Charles Darwin’s private papers online

p2pnet news | Cool Stuff:- “I think [sketch] Case must be that one generation then should be as many living as now. To do this and to have many species in same genus (as is) requires extinction.
“Thus between A & B immense gap of relation. C & B the finest gradation, B & D rather greater distinction. Thus genera would be formed. – bearing relation to ancient types. – with several extinct forms for if each species an ancient (1) is capable of making 13 recent forms, twelve of the contemporarys must have left no offspring at all, so as to keep number of species constant. -
“With respect to extinction we can easy see that variety of ostrich, Petise may not be well adapted, and thus perish out, or on other hand like Orpheus being favourable many might be produced. – This requires principle that the permanent varieties produced by inter confined breeding & changing circumstances are continued & produced according to the adaptation of such circumstances, & therefore that death of species is a consequence (contrary to what would appear from America) of non-adaptation of circumstances.”
The words are Charles Darwin’s, who write On the Origin of Species, and the first draft of his private papers on the theory of evolution, previously only available to scholars at Cambridge University’s library, are now online. And they including not only notes from the voyage of the Beagle, but also Darwin’s recipe book.

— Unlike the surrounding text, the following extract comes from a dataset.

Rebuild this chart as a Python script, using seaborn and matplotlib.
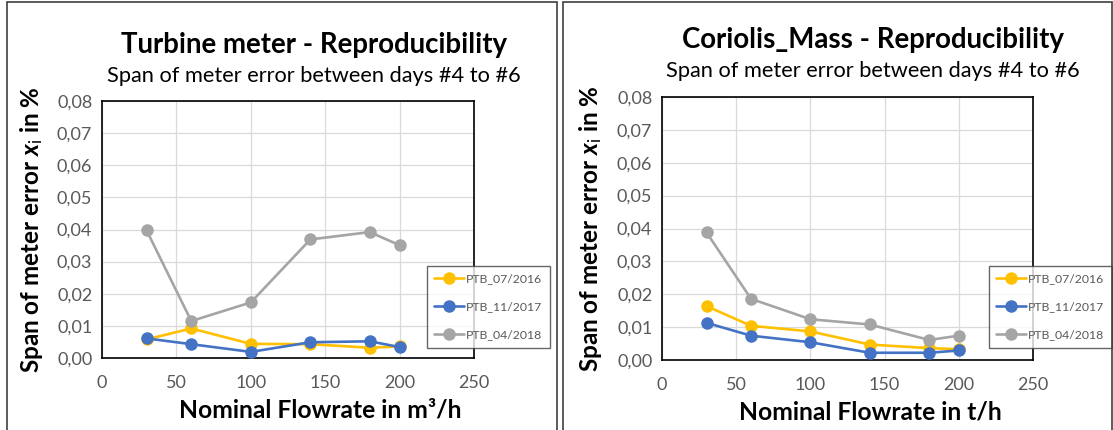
import numpy as np
import pandas as pd
import matplotlib
matplotlib.use("Agg")
import matplotlib.pyplot as plt
from matplotlib.patches import Rectangle
from matplotlib.ticker import FuncFormatter, MultipleLocator
import seaborn as sns

# ---------------- data ----------------
flow = [30, 60, 100, 140, 180, 200]
series_names = ["PTB_07/2016", "PTB_11/2017", "PTB_04/2018"]

turbine_2016 = [0.0058, 0.0092, 0.0044, 0.0043, 0.0032, 0.0036]
turbine_2017 = [0.0061, 0.0043, 0.0019, 0.0049, 0.0052, 0.0034]
turbine_2018 = [0.0397, 0.0115, 0.0173, 0.0369, 0.0392, 0.0351]

coriolis_2016 = [0.0164, 0.0104, 0.0087, 0.0047, 0.0036, 0.0033]
coriolis_2017 = [0.0113, 0.0074, 0.0054, 0.0022, 0.0022, 0.0029]
coriolis_2018 = [0.0388, 0.0186, 0.0124, 0.0108, 0.0061, 0.0074]

titles = ["Turbine meter - Reproducibility", "Coriolis_Mass - Reproducibility"]
subtitle = "Span of meter error between days #4 to #6"
xlabels = ["Nominal Flowrate in m³/h", "Nominal Flowrate in t/h"]
ylabel = r"Span of meter error $\mathbfit{x}_{\mathrm{i}}$ in %"

colors = ["#FFC000", "#4472C4", "#A5A5A5"]

def long_df(a, b, c):
    rows = []
    for name, vals in zip(series_names, [a, b, c]):
        for f, v in zip(flow, vals):
            rows.append({"flow": f, "span": v, "series": name})
    return pd.DataFrame(rows)

dfs = [long_df(turbine_2016, turbine_2017, turbine_2018),
       long_df(coriolis_2016, coriolis_2017, coriolis_2018)]

# ---------------- style ----------------
sns.set_theme(style="white")
FONT = "Lato"
plt.rcParams["font.family"] = [FONT, "DejaVu Sans"]
plt.rcParams["mathtext.fontset"] = "custom"
plt.rcParams["mathtext.rm"] = FONT
plt.rcParams["mathtext.it"] = FONT + ":italic"
plt.rcParams["mathtext.bf"] = FONT + ":bold"
plt.rcParams["mathtext.bfit"] = FONT + ":bold:italic"

W, H = 1113, 430
fig = plt.figure(figsize=(W / 100, H / 100), dpi=100)
fig.patch.set_facecolor("white")

def px_rect(x0, y0, x1, y1):
    return Rectangle((x0 / W, 1 - y1 / H), (x1 - x0) / W, (y1 - y0) / H,
                     transform=fig.transFigure, fill=False,
                     edgecolor="#404040", linewidth=1.2, zorder=0)

fig.patches.append(px_rect(7, 2, 557, 440))
fig.patches.append(px_rect(563, 2, 1112, 440))

axes_px = [(102, 101, 474, 358), (662, 97, 1033, 360)]
title_pos = [(314, 45, 76), (873, 40, 71)]
ylabel_x = [32, 590]
xlabel_pos = [(320, 410), (870, 412)]
legend_px = [(427, 266), (989, 266)]

tick_color = "#595959"

def comma_fmt(v, pos):
    return f"{v:.2f}".replace(".", ",")

for i in range(2):
    x0, y0, x1, y1 = axes_px[i]
    ax = fig.add_axes([x0 / W, 1 - y1 / H, (x1 - x0) / W, (y1 - y0) / H])
    sns.lineplot(data=dfs[i], x="flow", y="span", hue="series",
                 palette=colors, hue_order=series_names, marker="o",
                 markersize=9, markeredgewidth=0, linewidth=1.9,
                 ax=ax, legend=False, zorder=3)
    ax.set_xlim(0, 250)
    ax.set_ylim(0, 0.08)
    ax.xaxis.set_major_locator(MultipleLocator(50))
    ax.yaxis.set_major_locator(MultipleLocator(0.01))
    ax.yaxis.set_major_formatter(FuncFormatter(comma_fmt))
    ax.grid(True, color="#D9D9D9", linewidth=0.9)
    ax.set_axisbelow(True)
    for s in ax.spines.values():
        s.set_color("#000000")
        s.set_linewidth(1.2)
    ax.tick_params(axis="both", colors=tick_color, labelsize=13,
                   length=4, width=1, direction="out", pad=3)
    ax.tick_params(axis="both", color="#000000")
    ax.tick_params(axis="x", pad=8)
    ax.set_xlabel("")
    ax.set_ylabel("")

    cx, ty, sy = title_pos[i]
    fig.text(cx / W, 1 - ty / H, titles[i], ha="center", va="center",
             fontsize=19.9, fontweight="bold", color="#000000")
    fig.text(cx / W, 1 - sy / H, subtitle, ha="center", va="center",
             fontsize=15.7, color="#000000")
    fig.text(ylabel_x[i] / W, 1 - ((y0 + y1) / 2) / H, ylabel,
             rotation=90, ha="center", va="center", fontsize=17.5,
             fontweight="bold", color="#000000")
    xx, xy = xlabel_pos[i]
    fig.text(xx / W, 1 - xy / H, xlabels[i], ha="center", va="center",
             fontsize=17.7, fontweight="bold", color="#000000")

    handles = [plt.Line2D([], [], color=c, marker="o", markersize=9,
                          markeredgewidth=0, linewidth=1.9) for c in colors]
    lx, ly = legend_px[i]
    leg = ax.legend(handles, series_names, loc="upper left",
                    bbox_to_anchor=(lx / W, 1 - ly / H),
                    bbox_transform=fig.transFigure, fontsize=8.8,
                    frameon=True, fancybox=False, handlelength=2.4,
                    handletextpad=0.2, labelspacing=1.4, borderpad=0.6,
                    borderaxespad=0)
    leg.get_frame().set_edgecolor("#404040")
    leg.get_frame().set_linewidth(1.0)
    for t in leg.get_texts():
        t.set_color(tick_color)
    leg.set_zorder(10)

fig.savefig("out.png", dpi=100)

The Darwin family and Pilgrim Trust presented a collection of Darwin’s papers to Cambridge University Library in 1942, and, says the site, as the 1960 Handlist describes:
They were in parcels each containing small packets of manuscript wrapped in tissue paper on which the subjects had been noted in Darwin’s hand. They were presumably just as Darwin left them, and accordingly this arrangement was preserved when they were bound, the volumes now representing as closely as possible Charles Darwin’s papers in the order in which he left them. Beside the original papers there were copies of a large number of letters to Darwin, collections of press-cuttings, etc.